I assume AMD-V and RVI were enabled for ALL workloads in ESX 3.5 and 4.0 (forced for 32-bit workloads.) Is this accurate? Based on the number of ESX 3.5 installations out there, this probably should be clearly stated...
I do want to take issue with your memory sizing and estimates on vCPU loading. Let me put it this way: while Nehalem-EP has better memory bandwidth and SMT threads, Opteron has access to abundant memory. Therefore, it does not make sense - for example - to be OK with enabling SMT but then constrain the benchmark to 24GB due to a Xeon memory limitation.
I would urge you to look at 48GB configurations on Xeon and Istanbul for your comparison systems. By the way, in consolidation numbers, this makes a significant reduction in $/VM with only a minor increase in per-system CAPEX.
Another interesting issue you touched on is tuning and load balance. Great job here. These are "black magic" issues that - as you noted - can have serious effects on virtualization performance (ok, scheduling efficiency.) Knowing your platform's balance point(s) is critical to performance sensitive apps but not so critical for light-load virtualization (i.e. not performance sensitive.)
It sounds like your learning - through experimentation with vAPUS - that virtualization testing does not predict similar results from "similarly configured machines" where performance testing is concerned. In fact, the "right balance" of VM's, memory and vCPU/CPU loading for one system may be on the wrong side of the inflection point for another.
All and all, a very good article.
JohanAnandtech - Tuesday, June 2, 2009 - link
"this probably should be clearly stated... "Good suggestion. I adapted the article. RVI and EPT are always on if possible (so also 32 bit). HT-assist is of always on "Auto" (so off) unless we indicate otherwise.
"Therefore, it does not make sense - for example - to be OK with enabling SMT but then constrain the benchmark to 24GB due to a Xeon memory limitation. "

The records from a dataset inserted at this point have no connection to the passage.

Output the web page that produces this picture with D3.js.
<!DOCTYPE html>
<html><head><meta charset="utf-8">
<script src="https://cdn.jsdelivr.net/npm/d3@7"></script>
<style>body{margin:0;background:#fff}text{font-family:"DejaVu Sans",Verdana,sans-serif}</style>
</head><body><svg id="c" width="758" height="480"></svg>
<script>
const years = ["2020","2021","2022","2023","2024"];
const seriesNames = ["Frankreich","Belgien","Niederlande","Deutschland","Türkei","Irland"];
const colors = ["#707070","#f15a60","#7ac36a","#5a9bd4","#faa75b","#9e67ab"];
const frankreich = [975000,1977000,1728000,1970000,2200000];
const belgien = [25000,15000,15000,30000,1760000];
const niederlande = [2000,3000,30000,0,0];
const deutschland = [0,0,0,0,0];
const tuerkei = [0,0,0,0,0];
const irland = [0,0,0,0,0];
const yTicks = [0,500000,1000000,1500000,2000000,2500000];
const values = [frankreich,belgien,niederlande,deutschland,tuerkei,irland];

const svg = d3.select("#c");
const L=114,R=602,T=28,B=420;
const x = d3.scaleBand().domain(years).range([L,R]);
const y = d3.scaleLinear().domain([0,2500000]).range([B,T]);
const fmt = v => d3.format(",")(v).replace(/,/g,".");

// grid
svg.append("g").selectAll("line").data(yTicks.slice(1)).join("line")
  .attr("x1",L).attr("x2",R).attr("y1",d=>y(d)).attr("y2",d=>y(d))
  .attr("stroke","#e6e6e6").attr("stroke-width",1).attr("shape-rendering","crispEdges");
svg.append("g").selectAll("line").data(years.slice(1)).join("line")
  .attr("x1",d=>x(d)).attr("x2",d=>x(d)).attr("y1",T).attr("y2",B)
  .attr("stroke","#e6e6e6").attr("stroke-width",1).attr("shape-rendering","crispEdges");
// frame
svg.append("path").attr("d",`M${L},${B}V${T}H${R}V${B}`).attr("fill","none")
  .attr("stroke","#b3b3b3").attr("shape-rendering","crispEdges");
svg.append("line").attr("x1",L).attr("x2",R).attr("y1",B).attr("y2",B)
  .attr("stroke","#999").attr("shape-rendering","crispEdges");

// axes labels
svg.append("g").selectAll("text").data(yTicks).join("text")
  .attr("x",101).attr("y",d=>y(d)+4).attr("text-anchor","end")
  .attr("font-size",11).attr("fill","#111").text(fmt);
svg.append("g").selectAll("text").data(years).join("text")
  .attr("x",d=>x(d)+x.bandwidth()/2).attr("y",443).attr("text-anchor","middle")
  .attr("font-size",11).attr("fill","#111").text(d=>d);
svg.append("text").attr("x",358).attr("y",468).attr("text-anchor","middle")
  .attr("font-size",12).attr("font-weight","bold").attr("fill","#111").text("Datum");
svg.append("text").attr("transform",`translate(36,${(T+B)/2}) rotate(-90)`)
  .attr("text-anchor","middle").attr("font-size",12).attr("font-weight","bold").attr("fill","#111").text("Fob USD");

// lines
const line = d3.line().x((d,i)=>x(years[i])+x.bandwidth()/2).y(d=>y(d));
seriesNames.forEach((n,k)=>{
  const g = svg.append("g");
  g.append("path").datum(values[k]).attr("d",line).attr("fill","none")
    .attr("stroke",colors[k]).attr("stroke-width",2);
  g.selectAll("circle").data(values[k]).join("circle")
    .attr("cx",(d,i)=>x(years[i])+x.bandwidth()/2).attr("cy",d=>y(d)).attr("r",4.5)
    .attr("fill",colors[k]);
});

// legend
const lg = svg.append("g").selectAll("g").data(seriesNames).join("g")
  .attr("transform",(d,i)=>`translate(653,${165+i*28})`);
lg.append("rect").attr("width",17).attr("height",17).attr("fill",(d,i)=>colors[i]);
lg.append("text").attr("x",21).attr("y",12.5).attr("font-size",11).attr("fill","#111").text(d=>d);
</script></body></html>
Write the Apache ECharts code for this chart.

1) You must know that vApus Mark I uses too much memory for the webportals. They can run without any performance loss in 2 GB, even 1 GB. So as we move up on the number of tiles we run, it is best to reclaim the wasted memory.
2) I agree that a price comparison should include copious amount of memory (48 GB or so).
3) We don't have more than 24 GB DDR-3 available right now. It would be unfair to force the system to swap in a performance comparison.
"Opteron has access to abundant memory". What do you mean by this? Typical 2P Opterons have 64 GB, 2P Nehalems 72 GB as upper limit?
"In fact, the "right balance" of VM's, memory and vCPU/CPU loading for one system may be on the wrong side of the inflection point for another"
Great comment. Yes, that makes it even more complex to compare two systems. That is why we decided to show 2 datapoints for the 2 tile systems.
Collin, thanks for the excellent comments. It is very rewarding to notice that people take the time to dissect our hard work. Even if that means that you find wrinkles that we have to iron out. Great feedback.